■ **Aim**:
Without the pictures, output the lines of the material from the very first through the one that holds "(0,0) rectangle (1054,410);".

## begin Given material

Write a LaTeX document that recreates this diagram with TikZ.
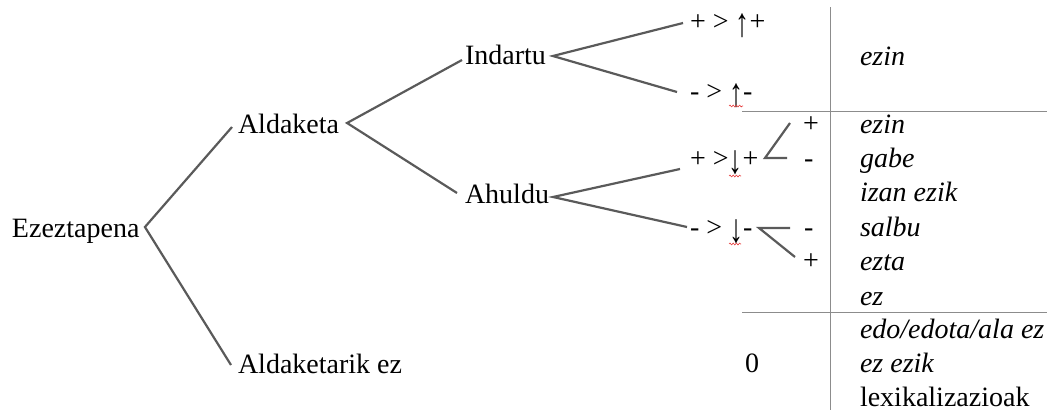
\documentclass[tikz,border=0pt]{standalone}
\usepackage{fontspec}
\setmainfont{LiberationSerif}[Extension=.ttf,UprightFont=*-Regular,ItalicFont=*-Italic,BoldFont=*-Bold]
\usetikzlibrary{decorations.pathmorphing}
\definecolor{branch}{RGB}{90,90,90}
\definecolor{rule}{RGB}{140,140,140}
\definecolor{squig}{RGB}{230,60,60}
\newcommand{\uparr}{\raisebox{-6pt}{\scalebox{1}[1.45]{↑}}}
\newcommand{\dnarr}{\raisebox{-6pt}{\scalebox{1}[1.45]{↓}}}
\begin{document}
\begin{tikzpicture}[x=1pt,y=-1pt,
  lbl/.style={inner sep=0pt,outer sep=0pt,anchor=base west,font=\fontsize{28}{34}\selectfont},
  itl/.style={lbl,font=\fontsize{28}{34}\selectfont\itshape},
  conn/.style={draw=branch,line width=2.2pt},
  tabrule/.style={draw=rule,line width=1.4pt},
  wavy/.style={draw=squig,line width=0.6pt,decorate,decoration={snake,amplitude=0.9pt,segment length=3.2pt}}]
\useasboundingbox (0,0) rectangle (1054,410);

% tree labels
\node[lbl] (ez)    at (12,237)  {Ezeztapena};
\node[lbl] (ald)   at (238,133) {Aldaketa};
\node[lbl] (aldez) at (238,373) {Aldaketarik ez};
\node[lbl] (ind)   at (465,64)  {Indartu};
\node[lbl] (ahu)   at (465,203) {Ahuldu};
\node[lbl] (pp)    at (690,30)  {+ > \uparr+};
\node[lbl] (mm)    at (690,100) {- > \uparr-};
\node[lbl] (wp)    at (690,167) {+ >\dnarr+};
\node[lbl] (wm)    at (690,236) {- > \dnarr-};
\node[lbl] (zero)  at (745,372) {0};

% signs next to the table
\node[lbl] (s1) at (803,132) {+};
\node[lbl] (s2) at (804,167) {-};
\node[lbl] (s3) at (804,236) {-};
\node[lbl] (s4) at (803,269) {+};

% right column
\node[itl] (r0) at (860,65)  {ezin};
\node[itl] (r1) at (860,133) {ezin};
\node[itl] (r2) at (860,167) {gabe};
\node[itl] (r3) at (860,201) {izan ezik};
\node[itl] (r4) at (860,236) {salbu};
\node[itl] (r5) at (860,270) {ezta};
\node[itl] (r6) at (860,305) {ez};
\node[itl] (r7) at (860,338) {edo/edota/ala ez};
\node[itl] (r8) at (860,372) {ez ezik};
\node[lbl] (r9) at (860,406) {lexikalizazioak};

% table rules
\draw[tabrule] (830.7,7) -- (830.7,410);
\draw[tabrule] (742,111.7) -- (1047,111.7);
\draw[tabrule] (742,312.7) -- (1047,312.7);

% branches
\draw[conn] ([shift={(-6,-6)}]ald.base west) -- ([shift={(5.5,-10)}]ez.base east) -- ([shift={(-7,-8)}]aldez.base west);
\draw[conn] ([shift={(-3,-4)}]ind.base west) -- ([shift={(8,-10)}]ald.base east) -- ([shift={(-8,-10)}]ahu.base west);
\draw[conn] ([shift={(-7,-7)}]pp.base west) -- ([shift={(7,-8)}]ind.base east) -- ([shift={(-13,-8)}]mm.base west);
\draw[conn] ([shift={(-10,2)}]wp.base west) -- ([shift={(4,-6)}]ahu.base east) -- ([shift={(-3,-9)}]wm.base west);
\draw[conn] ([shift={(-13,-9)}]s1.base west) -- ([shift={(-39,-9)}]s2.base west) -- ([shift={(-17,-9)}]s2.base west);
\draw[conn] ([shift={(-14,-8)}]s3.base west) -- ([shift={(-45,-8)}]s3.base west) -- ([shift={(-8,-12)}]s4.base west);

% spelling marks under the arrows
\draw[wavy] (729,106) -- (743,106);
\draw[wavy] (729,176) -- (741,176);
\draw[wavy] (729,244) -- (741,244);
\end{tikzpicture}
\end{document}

## end Given material

■ **Finished exercise**:
Write a LaTeX document that recreates this diagram with TikZ.
\documentclass[tikz,border=0pt]{standalone}
\usepackage{fontspec}
\setmainfont{LiberationSerif}[Extension=.ttf,UprightFont=*-Regular,ItalicFont=*-Italic,BoldFont=*-Bold]
\usetikzlibrary{decorations.pathmorphing}
\definecolor{branch}{RGB}{90,90,90}
\definecolor{rule}{RGB}{140,140,140}
\definecolor{squig}{RGB}{230,60,60}
\newcommand{\uparr}{\raisebox{-6pt}{\scalebox{1}[1.45]{↑}}}
\newcommand{\dnarr}{\raisebox{-6pt}{\scalebox{1}[1.45]{↓}}}
\begin{document}
\begin{tikzpicture}[x=1pt,y=-1pt,
  lbl/.style={inner sep=0pt,outer sep=0pt,anchor=base west,font=\fontsize{28}{34}\selectfont},
  itl/.style={lbl,font=\fontsize{28}{34}\selectfont\itshape},
  conn/.style={draw=branch,line width=2.2pt},
  tabrule/.style={draw=rule,line width=1.4pt},
  wavy/.style={draw=squig,line width=0.6pt,decorate,decoration={snake,amplitude=0.9pt,segment length=3.2pt}}]
\useasboundingbox (0,0) rectangle (1054,410);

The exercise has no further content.